Addressing a U.S. symposium today first lady Hillary Rodham Clinton urged that the orphans not be forgotten after World AIDS Day is over.
"This is a potential that can be unlocked and nurtured or wasted and ignored, depending on what we in this room and others in position of decision- making around the world choose to do," she said.
Eastern and southern Africa is home to 4.8 percent of the world's population yet has over 50 percent of the world's HIV-positive people and accounts for 60 percent of all lives claimed by AIDS, according to U.N. data.
In developing countries, children who have lost one or both parents to AIDS are at a higher risk of malnutrition, illness, abuse and sexual exploitation than children orphaned by other causes, the report says. Additionally, AIDS orphans in many parts of the world face stigma and discrimination, leaving them socially isolated and often deprived of basic services such as education, the report found.
Dr. Peter Piot, executive director of UNAIDS, who released the report at a press conference today, said an effective vaccine for the virus was at least five years off "and I'm afraid much longer."
"Things will get worse before they get better," he said.
The U.N. report said that before AIDS approximately 2 percent of children in the developing world were orphaned, in 1997 the rates in some countries had risen to as high as 11 percent.
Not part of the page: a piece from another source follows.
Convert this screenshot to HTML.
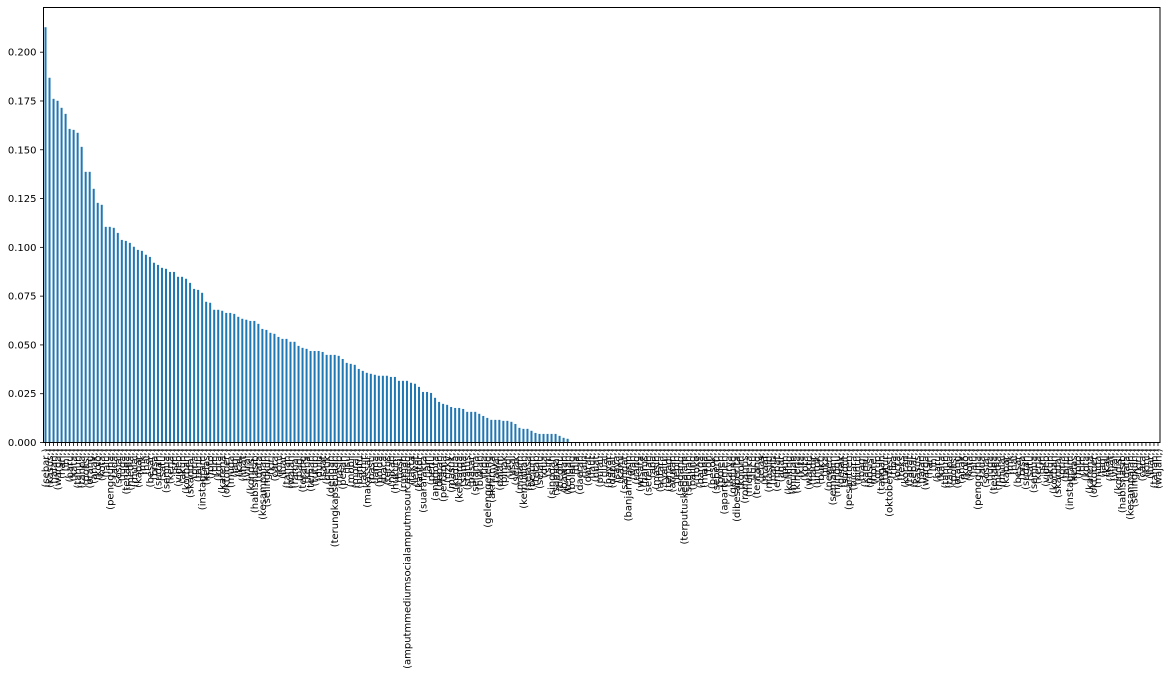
<!DOCTYPE html>
<html><head><meta charset="utf-8"><style>
html,body{margin:0;padding:0;background:#fff;}
svg{display:block;font-family:"DejaVu Sans","Liberation Sans",sans-serif;}
</style></head><body>
<svg id="chart" width="1168" height="686" viewBox="0 0 1168 686" xmlns="http://www.w3.org/2000/svg">
<rect width="1168" height="686" fill="#fff"/>
<g id="bars"></g>
<g id="yaxis"></g>
<g id="xaxis"></g>
<rect x="43.5" y="7.5" width="1116.5" height="435" fill="none" stroke="#000" stroke-width="1"/>
</svg>
<script>
const values = [0.2128,0.1869,0.1761,0.1751,0.1715,0.1684,0.1607,0.1602,0.1587,0.1515,
0.1387,0.1387,0.1300,0.1228,0.1218,0.1105,0.1105,0.1100,0.1074,0.1038,
0.1033,0.1023,0.1003,0.0987,0.0982,0.0962,0.0951,0.0921,0.0910,0.0895,
0.0890,0.0874,0.0874,0.0849,0.0849,0.0839,0.0818,0.0787,0.0782,0.0767,
0.0721,0.0716,0.0680,0.0680,0.0675,0.0664,0.0664,0.0659,0.0644,0.0634,
0.0629,0.0623,0.0623,0.0608,0.0582,0.0577,0.0562,0.0557,0.0541,0.0531,
0.0531,0.0516,0.0516,0.0495,0.0485,0.0480,0.0469,0.0469,0.0469,0.0464,
0.0449,0.0449,0.0449,0.0444,0.0428,0.0408,0.0403,0.0398,0.0377,0.0367,
0.0357,0.0352,0.0347,0.0342,0.0342,0.0342,0.0336,0.0336,0.0316,0.0316,
0.0316,0.0306,0.0301,0.0285,0.0259,0.0259,0.0254,0.0229,0.0208,0.0198,
0.0193,0.0182,0.0177,0.0177,0.0172,0.0157,0.0157,0.0157,0.0147,0.0136,
0.0126,0.0116,0.0116,0.0116,0.0111,0.0111,0.0106,0.0095,0.0075,0.0070,
0.0070,0.0060,0.0049,0.0044,0.0044,0.0044,0.0044,0.0044,0.0034,0.0024,0.0019,
0,0,0,0,0,0,0,0,0,0,0,0,0,0,0,0,0,0,0,0,
0,0,0,0,0,0,0,0,0,0,0,0,0,0,0,0,0,0,0,0,
0,0,0,0,0,0,0,0,0,0,0,0,0,0,0,0,0,0,0,0,
0,0,0,0,0,0,0,0,0,0,0,0,0,0,0,0,0,0,0,0,
0,0,0,0,0,0,0,0,0,0,0,0,0,0,0,0,0,0,0,0,
0,0,0,0,0,0,0,0,0,0,0,0,0,0,0,0,0,0,0,0,
0,0,0,0,0,0,0,0,0,0,0,0,0,0,0,0,0,0,0,0,
0,0,0,0,0,0,0];
const categoryWords = ("sebar kasus jalan warga hari ini baru kata tahun tanpa polisi orang anak kolo kota lalu pengguna ada sosial juga tenaga media mulai kabar mk hal besar bisa sudah satu semua kerja sm video akun korban skandal pria tahu instagram kelas foto tim kota karena oktober muda lagi kali lihat viral kondisi habisnasib data kesampaian selingkuh kiri cara kini luar tahan wajah ramai pagi terang kena teman tutup dulu saat detik dengan terungkapsebuah nasib pesan isu mobil moral bantu akhir makassar pasti lama polda baca terus nikah hukum hasil rumah amputmmediumsocialamputmsourcefeed fakta lewat kantor suarafakta jam perlu anggota depan pertama rizky masuk kedua keluarga sama status pasar selama bukan tiga gelenggeleng akhirnya awal dalam pihak jadi usai sejak malam kemudian selasa belum tetap selalu dua sini singgah sampai begitu bawah tengah bolong dia daerah lain darat laut buat pulau jual bayar dapat saya kami sangat banjarmasin wah uang wisata harus setelah apa masih antara yaitu terjadi aturan lebih sedang terputuskedalam sebuah paling toko harga mana toh besok seperti boleh apartemen karya gedung dibesaberita kolom romantis mereka lucu tentang jelas maaf masjid nanti empat agar pun keliling mudah kinerja kita kota waktu hadir untuk bukti jika negeri semalam minggu gerak sudut pesantren bicara pintu bagi kamu posisi hotel grup tangan tutur oktoberfest tiba octa teks koran rapat").split(" ");
const N = values.length;
const categories = [];
for (let i = 0; i < N; i++) categories.push("(" + categoryWords[i % categoryWords.length] + ",)");
const yTicks = [0, 0.025, 0.05, 0.075, 0.1, 0.125, 0.15, 0.175, 0.2];
const yTickLabels = ["0.000","0.025","0.050","0.075","0.100","0.125","0.150","0.175","0.200"];

const NS = "http://www.w3.org/2000/svg";
const X0 = 43.5, X1 = 1160, Y0 = 442.5, YTOP = 7.5, YMAX = 0.2229;
const step = (X1 - X0) / N;
const xScale = i => X0 + step * (i + 0.5);
const yScale = v => Y0 - (v / YMAX) * (Y0 - YTOP);

const bars = document.getElementById('bars');
const xaxis = document.getElementById('xaxis');
const yaxis = document.getElementById('yaxis');
values.forEach((v, i) => {
  const cx = xScale(i);
  const r = document.createElementNS(NS, 'rect');
  r.setAttribute('x', cx - step * 0.25);
  r.setAttribute('width', step * 0.5);
  r.setAttribute('y', yScale(v));
  r.setAttribute('height', Math.max(0, Y0 - yScale(v)));
  r.setAttribute('fill', '#1f77b4');
  
  
  bars.appendChild(r);
  const t = document.createElementNS(NS, 'line');
  t.setAttribute('x1', cx); t.setAttribute('x2', cx);
  t.setAttribute('y1', Y0); t.setAttribute('y2', Y0 + 3.5);
  t.setAttribute('stroke', '#000'); t.setAttribute('stroke-width', '0.8');
  
  
  xaxis.appendChild(t);
  const l = document.createElementNS(NS, 'text');
  l.setAttribute('transform', 'translate(' + (cx + 3.5) + ',' + (Y0 + 6) + ') rotate(-90)');
  l.setAttribute('text-anchor', 'end');
  l.setAttribute('font-size', '10');
  l.setAttribute('fill', '#000');
  l.textContent = categories[i];
  
  
  xaxis.appendChild(l);
});
yTicks.forEach((v, k) => {
  const y = yScale(v);
  const t = document.createElementNS(NS, 'line');
  t.setAttribute('x1', X0 - 3.5); t.setAttribute('x2', X0);
  t.setAttribute('y1', y); t.setAttribute('y2', y);
  t.setAttribute('stroke', '#000'); t.setAttribute('stroke-width', '0.8');
  
  
  yaxis.appendChild(t);
  const l = document.createElementNS(NS, 'text');
  l.setAttribute('x', X0 - 7); l.setAttribute('y', y + 3.5);
  l.setAttribute('text-anchor', 'end');
  l.setAttribute('font-size', '10');
  l.setAttribute('fill', '#000');
  l.textContent = yTickLabels[k];
  
  
  yaxis.appendChild(l);
});
</script>
</body></html>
The report recommended that affected countries make a concerted effort to provide children with quality education so they can make sound decisions about their own relationships and sexuality and how to resist unsafe sex. Ahead of World AIDS Day, Secretary-General Kofi Annan called for an end to the "conspiracy of silence" that surrounds AIDS, which he said contributes to widespread ignorance about the virus and discrimination toward its victims.
"And we must continue to battle the culture of shame," he said. "Hiding AIDS behind a curtain of stigma helps to spread it. Speaking out about AIDS helps slow it down."
In Johannesburg, South Africa, President Thabo Mbeki said today that South Africans should abstain from early sexual activity, be faithful to their partners and use condoms.
Later in the day, condoms were to be dropped from a helicopter in the center of Pretoria, and an orphanage that cares for HIV positive babies was to hold a memorial service for dead orphans. Politicians also made door to door calls to raise awareness of the disease.
Mbeki's support of condoms contrasts starkly with leaders elsewhere in Africa. Kenyan President Daniel Arap Moi said last week that the government could not endorse condom use because it would be morally wrong and give youth a license to practice casual sex.
The launch comes a day after 400 AIDS activists demonstrated in front of the White House to protest U.S. policies they say prevent poor countries from getting drugs needed to fight the disease. Ten were arrested.